--- start ---

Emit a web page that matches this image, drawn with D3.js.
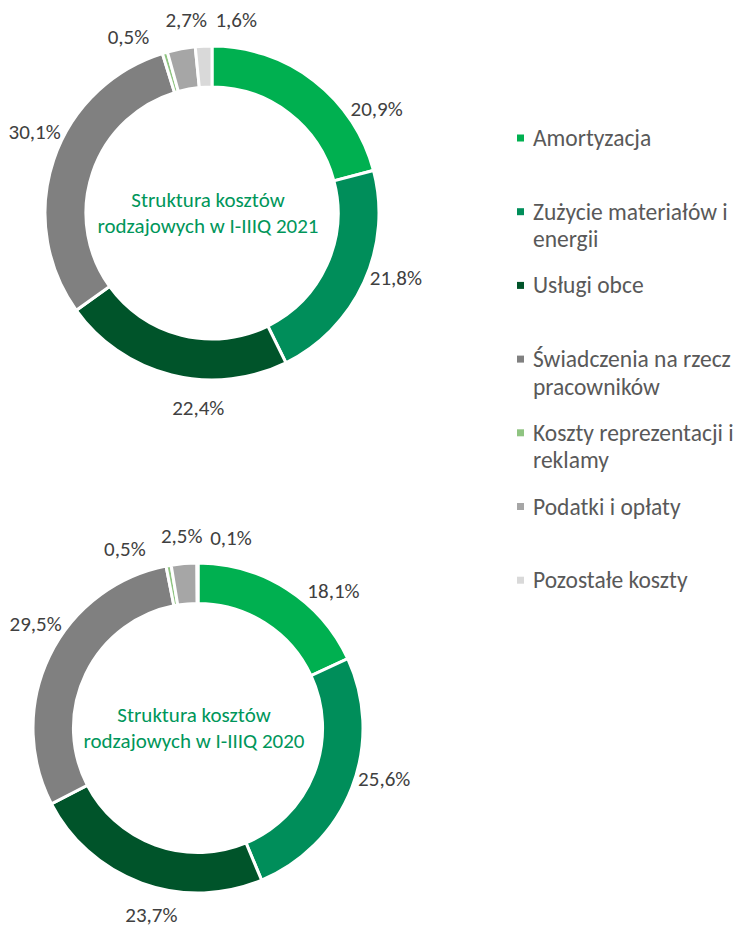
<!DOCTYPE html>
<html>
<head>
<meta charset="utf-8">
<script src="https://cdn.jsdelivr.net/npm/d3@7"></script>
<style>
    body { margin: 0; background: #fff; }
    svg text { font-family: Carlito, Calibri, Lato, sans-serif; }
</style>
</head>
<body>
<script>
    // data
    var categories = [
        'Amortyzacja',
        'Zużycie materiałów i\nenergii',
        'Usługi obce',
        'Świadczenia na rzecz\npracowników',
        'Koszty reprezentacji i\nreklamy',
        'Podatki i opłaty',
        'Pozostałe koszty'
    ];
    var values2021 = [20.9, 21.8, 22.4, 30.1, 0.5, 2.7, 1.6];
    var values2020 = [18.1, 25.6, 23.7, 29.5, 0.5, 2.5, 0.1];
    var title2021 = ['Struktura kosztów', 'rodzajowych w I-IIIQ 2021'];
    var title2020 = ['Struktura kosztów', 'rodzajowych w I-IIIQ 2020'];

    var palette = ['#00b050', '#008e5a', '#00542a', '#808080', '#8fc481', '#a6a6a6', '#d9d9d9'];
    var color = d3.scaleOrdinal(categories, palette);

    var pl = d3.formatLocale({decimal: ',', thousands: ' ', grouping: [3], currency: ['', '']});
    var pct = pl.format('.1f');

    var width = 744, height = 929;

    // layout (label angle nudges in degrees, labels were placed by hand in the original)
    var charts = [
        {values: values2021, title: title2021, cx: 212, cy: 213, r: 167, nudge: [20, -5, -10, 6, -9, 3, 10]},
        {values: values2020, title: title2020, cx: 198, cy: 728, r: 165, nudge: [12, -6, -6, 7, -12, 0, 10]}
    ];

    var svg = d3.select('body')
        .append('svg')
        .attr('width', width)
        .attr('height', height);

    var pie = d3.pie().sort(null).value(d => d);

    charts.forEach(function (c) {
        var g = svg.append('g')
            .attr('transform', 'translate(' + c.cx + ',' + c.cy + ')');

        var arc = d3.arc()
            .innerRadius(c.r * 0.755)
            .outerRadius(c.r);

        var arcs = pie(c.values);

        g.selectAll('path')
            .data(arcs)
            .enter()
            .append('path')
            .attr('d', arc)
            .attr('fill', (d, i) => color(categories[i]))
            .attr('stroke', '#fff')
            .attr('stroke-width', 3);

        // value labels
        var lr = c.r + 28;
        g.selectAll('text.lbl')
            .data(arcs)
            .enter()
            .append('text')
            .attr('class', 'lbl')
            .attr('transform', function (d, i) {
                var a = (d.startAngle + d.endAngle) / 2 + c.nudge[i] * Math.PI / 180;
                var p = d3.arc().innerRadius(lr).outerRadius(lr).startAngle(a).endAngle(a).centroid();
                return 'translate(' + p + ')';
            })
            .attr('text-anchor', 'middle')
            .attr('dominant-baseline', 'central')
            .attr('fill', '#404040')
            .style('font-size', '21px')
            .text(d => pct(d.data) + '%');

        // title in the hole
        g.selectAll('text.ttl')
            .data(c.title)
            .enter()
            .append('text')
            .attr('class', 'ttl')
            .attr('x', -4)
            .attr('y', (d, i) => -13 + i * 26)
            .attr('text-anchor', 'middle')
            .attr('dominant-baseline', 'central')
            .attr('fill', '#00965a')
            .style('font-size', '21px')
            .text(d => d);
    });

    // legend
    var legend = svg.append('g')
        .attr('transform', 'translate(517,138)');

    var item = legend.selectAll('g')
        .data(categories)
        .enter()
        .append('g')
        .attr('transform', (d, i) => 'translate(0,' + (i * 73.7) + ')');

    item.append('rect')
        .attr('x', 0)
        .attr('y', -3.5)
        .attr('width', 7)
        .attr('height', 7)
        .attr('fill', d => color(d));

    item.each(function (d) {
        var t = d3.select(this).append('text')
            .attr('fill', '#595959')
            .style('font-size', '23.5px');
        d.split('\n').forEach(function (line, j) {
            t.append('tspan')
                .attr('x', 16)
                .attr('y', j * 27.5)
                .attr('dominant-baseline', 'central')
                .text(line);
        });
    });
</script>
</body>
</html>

--- end ---

- [EXERCISE BRIEF]:
Copy each line exactly, and leave the pictures out of your copy.

- [RESULT]:
Emit a web page that matches this image, drawn with D3.js.
<!DOCTYPE html>
<html>
<head>
<meta charset="utf-8">
<script src="https://cdn.jsdelivr.net/npm/d3@7"></script>
<style>
    body { margin: 0; background: #fff; }
    svg text { font-family: Carlito, Calibri, Lato, sans-serif; }
</style>
</head>
<body>
<script>
    // data
    var categories = [
        'Amortyzacja',
        'Zużycie materiałów i\nenergii',
        'Usługi obce',
        'Świadczenia na rzecz\npracowników',
        'Koszty reprezentacji i\nreklamy',
        'Podatki i opłaty',
        'Pozostałe koszty'
    ];
    var values2021 = [20.9, 21.8, 22.4, 30.1, 0.5, 2.7, 1.6];
    var values2020 = [18.1, 25.6, 23.7, 29.5, 0.5, 2.5, 0.1];
    var title2021 = ['Struktura kosztów', 'rodzajowych w I-IIIQ 2021'];
    var title2020 = ['Struktura kosztów', 'rodzajowych w I-IIIQ 2020'];

    var palette = ['#00b050', '#008e5a', '#00542a', '#808080', '#8fc481', '#a6a6a6', '#d9d9d9'];
    var color = d3.scaleOrdinal(categories, palette);

    var pl = d3.formatLocale({decimal: ',', thousands: ' ', grouping: [3], currency: ['', '']});
    var pct = pl.format('.1f');

    var width = 744, height = 929;

    // layout (label angle nudges in degrees, labels were placed by hand in the original)
    var charts = [
        {values: values2021, title: title2021, cx: 212, cy: 213, r: 167, nudge: [20, -5, -10, 6, -9, 3, 10]},
        {values: values2020, title: title2020, cx: 198, cy: 728, r: 165, nudge: [12, -6, -6, 7, -12, 0, 10]}
    ];

    var svg = d3.select('body')
        .append('svg')
        .attr('width', width)
        .attr('height', height);

    var pie = d3.pie().sort(null).value(d => d);

    charts.forEach(function (c) {
        var g = svg.append('g')
            .attr('transform', 'translate(' + c.cx + ',' + c.cy + ')');

        var arc = d3.arc()
            .innerRadius(c.r * 0.755)
            .outerRadius(c.r);

        var arcs = pie(c.values);

        g.selectAll('path')
            .data(arcs)
            .enter()
            .append('path')
            .attr('d', arc)
            .attr('fill', (d, i) => color(categories[i]))
            .attr('stroke', '#fff')
            .attr('stroke-width', 3);

        // value labels
        var lr = c.r + 28;
        g.selectAll('text.lbl')
            .data(arcs)
            .enter()
            .append('text')
            .attr('class', 'lbl')
            .attr('transform', function (d, i) {
                var a = (d.startAngle + d.endAngle) / 2 + c.nudge[i] * Math.PI / 180;
                var p = d3.arc().innerRadius(lr).outerRadius(lr).startAngle(a).endAngle(a).centroid();
                return 'translate(' + p + ')';
            })
            .attr('text-anchor', 'middle')
            .attr('dominant-baseline', 'central')
            .attr('fill', '#404040')
            .style('font-size', '21px')
            .text(d => pct(d.data) + '%');

        // title in the hole
        g.selectAll('text.ttl')
            .data(c.title)
            .enter()
            .append('text')
            .attr('class', 'ttl')
            .attr('x', -4)
            .attr('y', (d, i) => -13 + i * 26)
            .attr('text-anchor', 'middle')
            .attr('dominant-baseline', 'central')
            .attr('fill', '#00965a')
            .style('font-size', '21px')
            .text(d => d);
    });

    // legend
    var legend = svg.append('g')
        .attr('transform', 'translate(517,138)');

    var item = legend.selectAll('g')
        .data(categories)
        .enter()
        .append('g')
        .attr('transform', (d, i) => 'translate(0,' + (i * 73.7) + ')');

    item.append('rect')
        .attr('x', 0)
        .attr('y', -3.5)
        .attr('width', 7)
        .attr('height', 7)
        .attr('fill', d => color(d));

    item.each(function (d) {
        var t = d3.select(this).append('text')
            .attr('fill', '#595959')
            .style('font-size', '23.5px');
        d.split('\n').forEach(function (line, j) {
            t.append('tspan')
                .attr('x', 16)
                .attr('y', j * 27.5)
                .attr('dominant-baseline', 'central')
                .text(line);
        });
    });
</script>
</body>
</html>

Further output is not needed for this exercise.